I got the electronic variable speed motor for the W&H and expected to get a very smooth finish while using it on a very slow feed. However, I still got a lot of chatter. For months now I couldn't figure out what it was, I tried to make the feed rollers exert more pressure by putting shims under the spring pads, this helped but not enough, still way to much sanding of large moldings. So as I was making a 5" cove crown a few days ago I decided to try something. I always do this molding in two passes. The first pass hogs 90% of the wood and the second pass I lower the unit 1/16". When I did this I also put a block between the feed motor and the table, I clamped it so that it would lock the open end and keep it stable. Well that little act made all the difference in the world. I went from a very chatter filled molding that required 10 minutes of intense sanding with 120 grit, to a relatively chatter free molding that I could sand with 150 grit in about 2 minutes without a lot of pressure. Made a difference in priming (Poplar, paint grade). The 1st coat of primer was pretty smooth and only required a quick, light sanding instead of the more aggressive sanding that I would usually have to do because of the use of 120 grit paper. So I let my secret out. 

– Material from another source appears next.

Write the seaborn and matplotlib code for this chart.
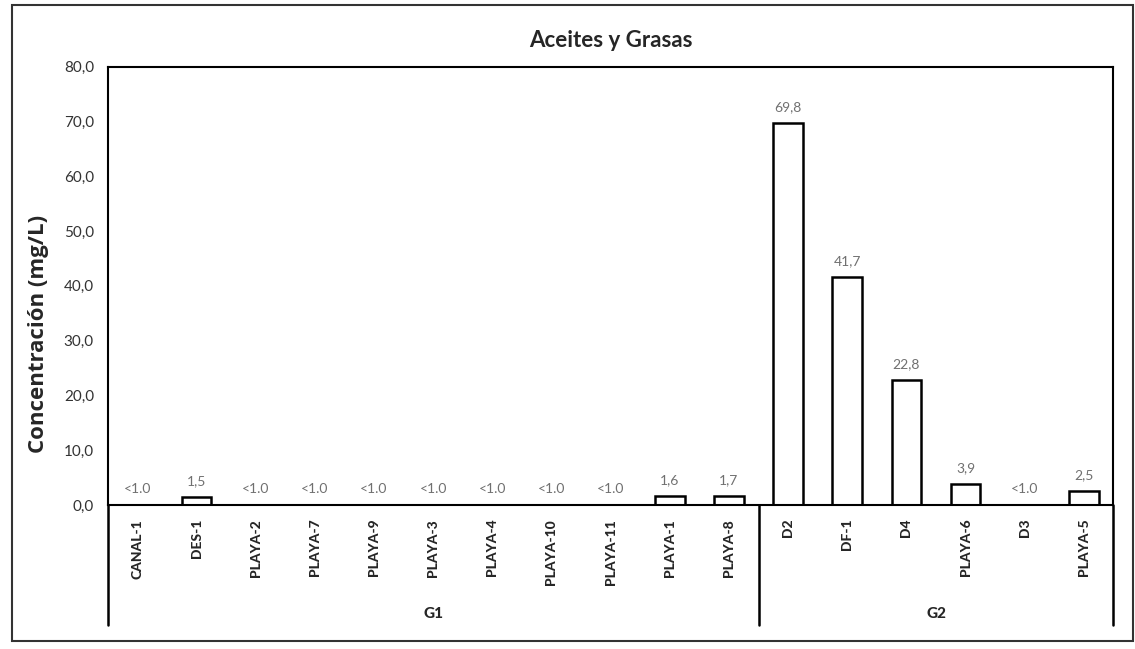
import matplotlib
matplotlib.use("Agg")
import matplotlib.pyplot as plt
import matplotlib.ticker as mticker
from matplotlib.patches import Rectangle
import seaborn as sns
import pandas as pd

# datos
estaciones_g1 = ['CANAL-1', 'DES-1', 'PLAYA-2', 'PLAYA-7', 'PLAYA-9', 'PLAYA-3',
                 'PLAYA-4', 'PLAYA-10', 'PLAYA-11', 'PLAYA-1', 'PLAYA-8']
estaciones_g2 = ['D2', 'DF-1', 'D4', 'PLAYA-6', 'D3', 'PLAYA-5']
valores_g1 = [0.0, 1.5, 0.0, 0.0, 0.0, 0.0, 0.0, 0.0, 0.0, 1.6, 1.7]
valores_g2 = [69.8, 41.7, 22.8, 3.9, 0.0, 2.5]
etiquetas_g1 = ['<1.0', '1,5', '<1.0', '<1.0', '<1.0', '<1.0', '<1.0', '<1.0', '<1.0', '1,6', '1,7']
etiquetas_g2 = ['69,8', '41,7', '22,8', '3,9', '<1.0', '2,5']
grupos = ['G1', 'G2']
y_ticks = [0, 10, 20, 30, 40, 50, 60, 70, 80]

df = pd.DataFrame({
    'estacion': estaciones_g1 + estaciones_g2,
    'valor': valores_g1 + valores_g2,
    'etiqueta': etiquetas_g1 + etiquetas_g2,
    'grupo': ['G1'] * len(estaciones_g1) + ['G2'] * len(estaciones_g2),
})

sns.set_style('white')
plt.rcParams['font.family'] = ['Lato', 'DejaVu Sans']

fig = plt.figure(figsize=(11.35, 6.49), dpi=100)
ax = fig.add_axes([0.095, 0.222, 0.886, 0.675])

sns.barplot(data=df, x='estacion', y='valor', color='white', edgecolor='black',
            linewidth=1.8, width=0.5, ax=ax)

# etiquetas de valor
for i, (v, t) in enumerate(zip(df['valor'], df['etiqueta'])):
    ax.annotate(t, (i, v), xytext=(0, 7), textcoords='offset points',
                ha='center', va='bottom', fontsize=10, color='#707070')

ax.set_ylim(0, 80)
ax.set_xlim(-0.5, len(df) - 0.5)
ax.set_yticks(y_ticks)
ax.yaxis.set_major_formatter(mticker.FuncFormatter(lambda v, p: f'{v:.1f}'.replace('.', ',')))
ax.tick_params(axis='y', length=0, labelsize=11, pad=10, labelcolor='#333333')
ax.tick_params(axis='x', length=0, pad=10)
ax.set_xticks(range(len(df)))
ax.set_xticklabels(df['estacion'], rotation=90, fontsize=10, fontweight='black')
ax.set_xlabel('')
ax.set_ylabel('Concentración (mg/L)', fontsize=16, fontweight='bold',
              family=['Open Sans', 'DejaVu Sans'])
ax.yaxis.set_label_coords(-0.058, 0.39)
ax.set_title('Aceites y Grasas', fontsize=16, fontweight='bold', pad=14)

for s in ax.spines.values():
    s.set_color('black')
    s.set_linewidth(1.5)

# lineas de grupo debajo del eje
trans = ax.get_xaxis_transform()
bajo = -0.274
n1 = len(estaciones_g1)
for xpos in [-0.5, n1 - 0.5, len(df) - 0.5]:
    ax.plot([xpos, xpos], [0, bajo], color='black', lw=1.8, transform=trans, clip_on=False)
centros = [(n1 - 1) / 2, n1 + (len(estaciones_g2) - 1) / 2]
for g, c in zip(grupos, centros):
    ax.text(c, -0.25, g, transform=trans, ha='center', va='center',
            fontsize=11, fontweight='black')

# marco exterior
fig.patches.append(Rectangle((0.011, 0.012), 0.987, 0.98, transform=fig.transFigure,
                             fill=False, edgecolor='#333333', linewidth=1.5))

fig.savefig('out.png', dpi=100)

I hope someone else can give me a heads up after they try it and tell me what they think.


----------



## Leo G (Oct 16, 2006)

Here is a picture of the jig I used to lock down the open end of the W&H



















And here is the jig I made this morning.









And here it is on the W&H


----------



## Big Dave (Sep 16, 2006)

Why is it that woodworkers always make things out of wood and metal workers always make things out of metal. I have this problem when it comes to my dad. He's an auto mechanic by trade but whenever were working on something together I'm coming up with ideas out of wood and he's figuring how to make it out of metal. Drives me nuts.


----------



## Leo G (Oct 16, 2006)

I have wood in the shop Dave. This was a pc of scrap that would eventually get thrown out. Now it has a useful purpose instead of turning into mulch. If I had the tooling it would have been nice to be made out of metal, no chance of it breaking. But truly, it would be big time overkill.

By the time your Dad has made it in metal you would have made it in wood, applied it to the application and would have been done with the job at hand. Then your Dad will show up with his metal version and you can say to him, Thanks Dad, but I finished an hour ago, I don't need it anymore.:blink:


----------



## Steve Clardy (Oct 20, 2007)

Looks great. Nice fix :thumbsup:


----------



## coolpete234 (Aug 13, 2008)

Good work there Leo


----------